There were no facilities in order to haul out a sailboat in Dakar, so by calculating the highest and lowest tides of the month, Michel honed in on the days and a beach in a nearby bay that would be the best option. Voluntarily beaching a 42 ft. sailboat is not an easy undertaking, and rather nerve-wracking at best. Prior to beaching it, everything inside the boat has to be put in its proper place, well tied down, with additional forethought given to what object or objects could crash or spill at a 70°-80° angle for an entire day, as the boat lay practically horizontal on its side. So on the designated day, we were ready as the clock struck high tide. We positioned Cowabunga parallel to the beach, at the highest point possible on the shore, with the keel barely touching the sand in the high water. Slowly the boat would begin to lean towards a resting place on the beach as the water pulled out from under it. Like a beached whale, Cowabunga was an awkward hulk posed on its starboard side the first day, only to turn its cheek for the second round on port side the following day.
It’s a full hectic day to scrape, fit in in some quick hull repairs, and a coat of anti-fouling paint all before the tide comes back in.
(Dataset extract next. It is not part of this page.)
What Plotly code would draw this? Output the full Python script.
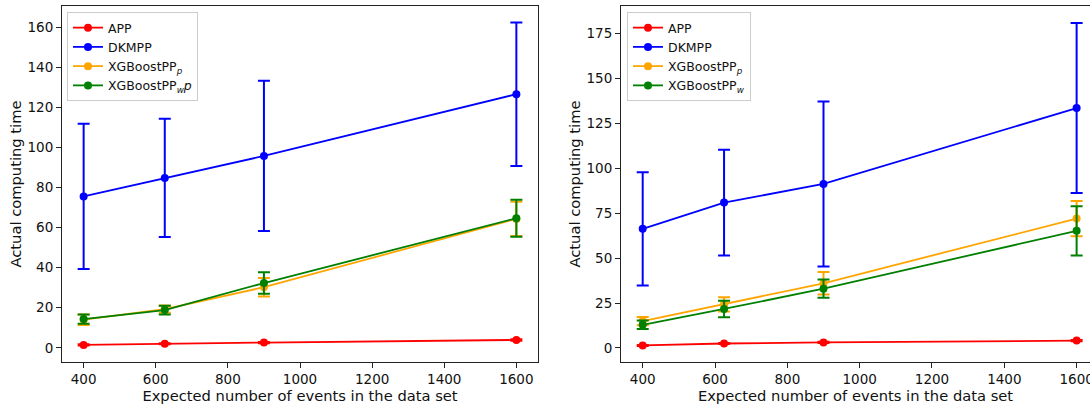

And then there is always an anxious moment just before full flotation at high tide. One is never quite sure that this beached whale will be completely, fully righted. Since Brendan was only 10 months old, and still adhered to a full infant schedule of regular meal times and naps, I couldn’t be of much help in the labor department for hull cleaning duties. An extremely generous couple on a neighbor boat provided “base station” access for me and the boys for the two days, along with being dedicated laborers for Michel.
So, attempting to remain true to our principle of sticking to certain deadlines as much as possible, we targeted late January to head out across the Atlantic Ocean. Although Dakar turned out to be somewhat disappointing, and not at all what we had expected in this part of Africa, Morocco balanced things out being so much more pleasant and surprising than we expected. Nevertheless, there were some unique moments and memorable encounters during our Dakar experience. Michel’s own foray into the main marketplace one day led him to a curious group of tall, black-robed hooded Moors from neighboring Mauritania, huddled around a fierce fire where they were creating silver jewelry. Michel, who (as an architect) has a rather keen sense of unique artistry, spied some sleek handmade silver bracelets and thought they might make dramatic hooped earrings for me. And so these artisans mulled over the challenge, and were able to transform the bracelets into earrings right then and there over their fire. Michel surprised me with them for Christmas, and I still wear them today—a tangible piece of memory from our past, and one of our better souvenirs of Dakar.